Start PROVIDED DATA
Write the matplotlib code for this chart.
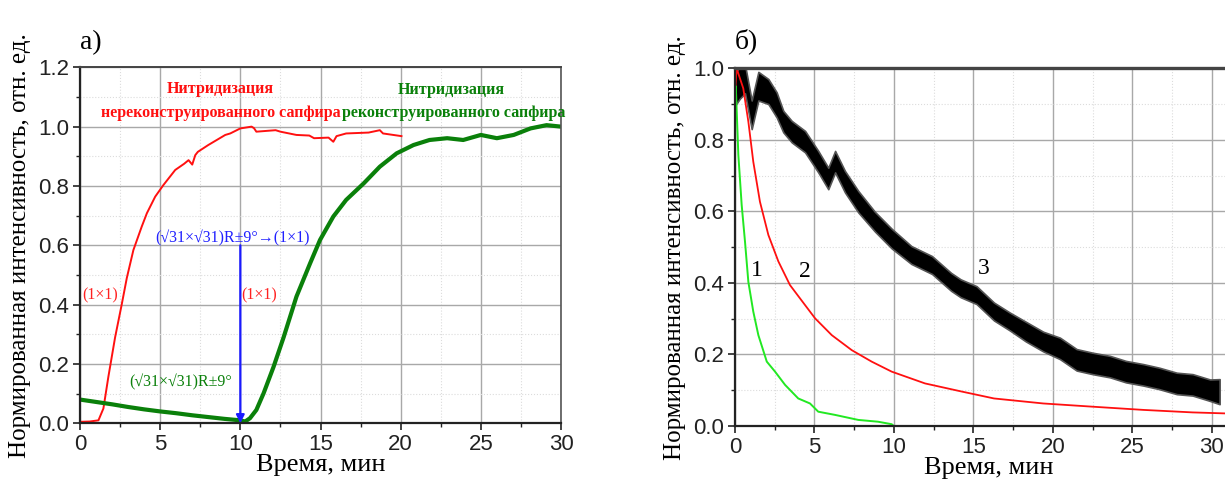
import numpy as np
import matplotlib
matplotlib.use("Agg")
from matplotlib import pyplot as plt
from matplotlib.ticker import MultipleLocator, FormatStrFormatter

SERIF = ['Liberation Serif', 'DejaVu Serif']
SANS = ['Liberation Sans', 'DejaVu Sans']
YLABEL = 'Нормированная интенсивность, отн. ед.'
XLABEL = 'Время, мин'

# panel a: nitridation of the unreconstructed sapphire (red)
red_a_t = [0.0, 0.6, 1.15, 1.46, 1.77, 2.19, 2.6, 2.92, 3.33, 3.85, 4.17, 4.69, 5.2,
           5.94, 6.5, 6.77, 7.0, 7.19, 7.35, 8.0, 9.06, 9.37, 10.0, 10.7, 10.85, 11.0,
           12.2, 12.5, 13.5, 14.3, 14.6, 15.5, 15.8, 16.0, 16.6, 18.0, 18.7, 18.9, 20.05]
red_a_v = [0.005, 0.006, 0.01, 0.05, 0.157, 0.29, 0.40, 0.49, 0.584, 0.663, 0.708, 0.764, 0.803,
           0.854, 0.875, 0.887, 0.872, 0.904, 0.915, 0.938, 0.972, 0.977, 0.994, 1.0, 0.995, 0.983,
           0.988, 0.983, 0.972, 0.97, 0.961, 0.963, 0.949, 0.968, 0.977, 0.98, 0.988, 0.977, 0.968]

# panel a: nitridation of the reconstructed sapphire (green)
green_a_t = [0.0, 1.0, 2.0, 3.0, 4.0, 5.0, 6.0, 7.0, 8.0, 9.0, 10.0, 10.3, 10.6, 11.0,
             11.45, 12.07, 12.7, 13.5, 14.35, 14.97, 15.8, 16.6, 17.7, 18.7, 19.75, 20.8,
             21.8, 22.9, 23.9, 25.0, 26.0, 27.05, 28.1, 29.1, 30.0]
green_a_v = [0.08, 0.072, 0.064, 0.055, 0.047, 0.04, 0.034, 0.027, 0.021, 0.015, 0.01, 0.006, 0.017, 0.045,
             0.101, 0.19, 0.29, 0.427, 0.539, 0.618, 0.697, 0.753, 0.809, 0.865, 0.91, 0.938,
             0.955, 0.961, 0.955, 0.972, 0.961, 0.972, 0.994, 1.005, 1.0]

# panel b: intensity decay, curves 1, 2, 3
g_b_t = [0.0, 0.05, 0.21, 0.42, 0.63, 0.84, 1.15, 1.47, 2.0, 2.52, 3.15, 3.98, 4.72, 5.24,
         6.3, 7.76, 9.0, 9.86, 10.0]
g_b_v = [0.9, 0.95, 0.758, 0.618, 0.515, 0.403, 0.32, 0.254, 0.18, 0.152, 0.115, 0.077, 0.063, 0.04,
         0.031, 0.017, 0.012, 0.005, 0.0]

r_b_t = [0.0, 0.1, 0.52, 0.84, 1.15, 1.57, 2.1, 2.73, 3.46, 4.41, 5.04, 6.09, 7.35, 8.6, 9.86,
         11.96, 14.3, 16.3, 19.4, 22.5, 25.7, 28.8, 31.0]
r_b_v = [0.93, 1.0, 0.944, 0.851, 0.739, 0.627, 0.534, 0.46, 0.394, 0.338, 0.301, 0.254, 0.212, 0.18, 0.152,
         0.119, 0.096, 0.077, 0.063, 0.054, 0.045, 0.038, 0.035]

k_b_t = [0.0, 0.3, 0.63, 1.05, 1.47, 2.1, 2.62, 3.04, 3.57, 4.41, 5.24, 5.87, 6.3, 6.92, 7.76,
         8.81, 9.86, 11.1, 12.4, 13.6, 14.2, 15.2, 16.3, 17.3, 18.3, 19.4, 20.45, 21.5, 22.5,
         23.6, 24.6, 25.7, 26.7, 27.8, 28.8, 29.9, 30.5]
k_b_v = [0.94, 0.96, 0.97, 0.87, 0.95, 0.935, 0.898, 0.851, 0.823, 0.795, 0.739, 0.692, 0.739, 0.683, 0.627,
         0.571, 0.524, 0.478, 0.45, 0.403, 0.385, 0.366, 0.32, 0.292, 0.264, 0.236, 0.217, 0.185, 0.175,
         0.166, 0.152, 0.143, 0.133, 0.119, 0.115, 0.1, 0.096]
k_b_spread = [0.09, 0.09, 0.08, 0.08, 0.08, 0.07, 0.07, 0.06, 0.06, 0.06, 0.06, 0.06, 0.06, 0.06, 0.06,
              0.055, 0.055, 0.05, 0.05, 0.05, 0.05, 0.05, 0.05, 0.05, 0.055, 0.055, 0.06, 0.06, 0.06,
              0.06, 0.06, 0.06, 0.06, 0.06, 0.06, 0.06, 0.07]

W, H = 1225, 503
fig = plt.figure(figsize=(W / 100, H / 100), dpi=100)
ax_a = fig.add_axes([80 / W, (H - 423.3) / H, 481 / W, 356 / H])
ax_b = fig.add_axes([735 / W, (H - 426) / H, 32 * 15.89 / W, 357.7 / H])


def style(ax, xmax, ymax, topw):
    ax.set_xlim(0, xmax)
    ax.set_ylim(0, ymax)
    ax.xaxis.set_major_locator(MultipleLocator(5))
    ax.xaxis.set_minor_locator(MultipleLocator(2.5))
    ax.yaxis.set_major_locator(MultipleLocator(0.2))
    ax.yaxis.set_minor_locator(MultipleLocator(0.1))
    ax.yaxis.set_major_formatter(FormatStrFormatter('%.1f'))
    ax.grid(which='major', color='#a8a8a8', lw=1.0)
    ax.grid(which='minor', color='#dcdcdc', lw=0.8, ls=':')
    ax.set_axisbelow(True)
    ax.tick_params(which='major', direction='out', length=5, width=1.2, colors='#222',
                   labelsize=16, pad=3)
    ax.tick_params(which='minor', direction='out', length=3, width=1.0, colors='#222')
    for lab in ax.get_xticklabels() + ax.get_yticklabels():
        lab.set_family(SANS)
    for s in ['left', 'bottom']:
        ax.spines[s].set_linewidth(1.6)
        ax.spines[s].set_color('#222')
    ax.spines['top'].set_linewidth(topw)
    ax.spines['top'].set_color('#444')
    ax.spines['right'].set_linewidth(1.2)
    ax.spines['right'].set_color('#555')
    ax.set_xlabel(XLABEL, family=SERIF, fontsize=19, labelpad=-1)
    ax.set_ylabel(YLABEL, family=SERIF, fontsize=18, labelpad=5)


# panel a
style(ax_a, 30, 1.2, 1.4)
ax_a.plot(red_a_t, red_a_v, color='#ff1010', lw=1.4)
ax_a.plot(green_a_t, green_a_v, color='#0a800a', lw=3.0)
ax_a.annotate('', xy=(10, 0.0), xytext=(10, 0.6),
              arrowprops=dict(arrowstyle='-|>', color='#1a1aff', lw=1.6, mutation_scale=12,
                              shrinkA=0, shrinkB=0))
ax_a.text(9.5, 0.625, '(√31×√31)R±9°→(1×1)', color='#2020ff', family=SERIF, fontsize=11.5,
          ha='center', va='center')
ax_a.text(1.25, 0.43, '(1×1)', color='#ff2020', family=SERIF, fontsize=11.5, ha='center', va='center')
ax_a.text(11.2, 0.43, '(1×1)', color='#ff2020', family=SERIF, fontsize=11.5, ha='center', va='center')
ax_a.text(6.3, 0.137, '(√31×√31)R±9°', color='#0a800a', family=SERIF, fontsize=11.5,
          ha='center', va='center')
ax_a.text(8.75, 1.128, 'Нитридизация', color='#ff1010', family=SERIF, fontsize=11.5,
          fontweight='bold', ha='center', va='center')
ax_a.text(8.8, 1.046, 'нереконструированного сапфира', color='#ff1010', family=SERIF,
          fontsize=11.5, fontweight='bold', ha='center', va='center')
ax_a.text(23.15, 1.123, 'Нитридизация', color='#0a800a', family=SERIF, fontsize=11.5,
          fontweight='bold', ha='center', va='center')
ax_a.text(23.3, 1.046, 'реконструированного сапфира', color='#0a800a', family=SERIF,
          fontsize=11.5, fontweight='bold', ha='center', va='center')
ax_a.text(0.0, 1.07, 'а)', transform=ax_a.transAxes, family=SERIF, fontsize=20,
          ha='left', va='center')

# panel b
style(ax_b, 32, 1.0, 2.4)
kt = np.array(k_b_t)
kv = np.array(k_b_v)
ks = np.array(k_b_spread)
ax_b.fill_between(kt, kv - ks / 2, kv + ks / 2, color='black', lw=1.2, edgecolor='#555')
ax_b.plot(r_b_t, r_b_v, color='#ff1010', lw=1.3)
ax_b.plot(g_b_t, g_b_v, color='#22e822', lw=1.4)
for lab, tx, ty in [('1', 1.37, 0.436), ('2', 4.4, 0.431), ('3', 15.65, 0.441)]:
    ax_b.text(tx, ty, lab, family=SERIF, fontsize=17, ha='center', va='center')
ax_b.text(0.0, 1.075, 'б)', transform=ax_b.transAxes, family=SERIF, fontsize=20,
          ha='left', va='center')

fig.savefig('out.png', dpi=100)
End PROVIDED DATA
Skip every picture and return the lines above from the top through the one that contains "XLABEL = 'Время, мин'".

Write the matplotlib code for this chart.
import numpy as np
import matplotlib
matplotlib.use("Agg")
from matplotlib import pyplot as plt
from matplotlib.ticker import MultipleLocator, FormatStrFormatter

SERIF = ['Liberation Serif', 'DejaVu Serif']
SANS = ['Liberation Sans', 'DejaVu Sans']
YLABEL = 'Нормированная интенсивность, отн. ед.'
XLABEL = 'Время, мин'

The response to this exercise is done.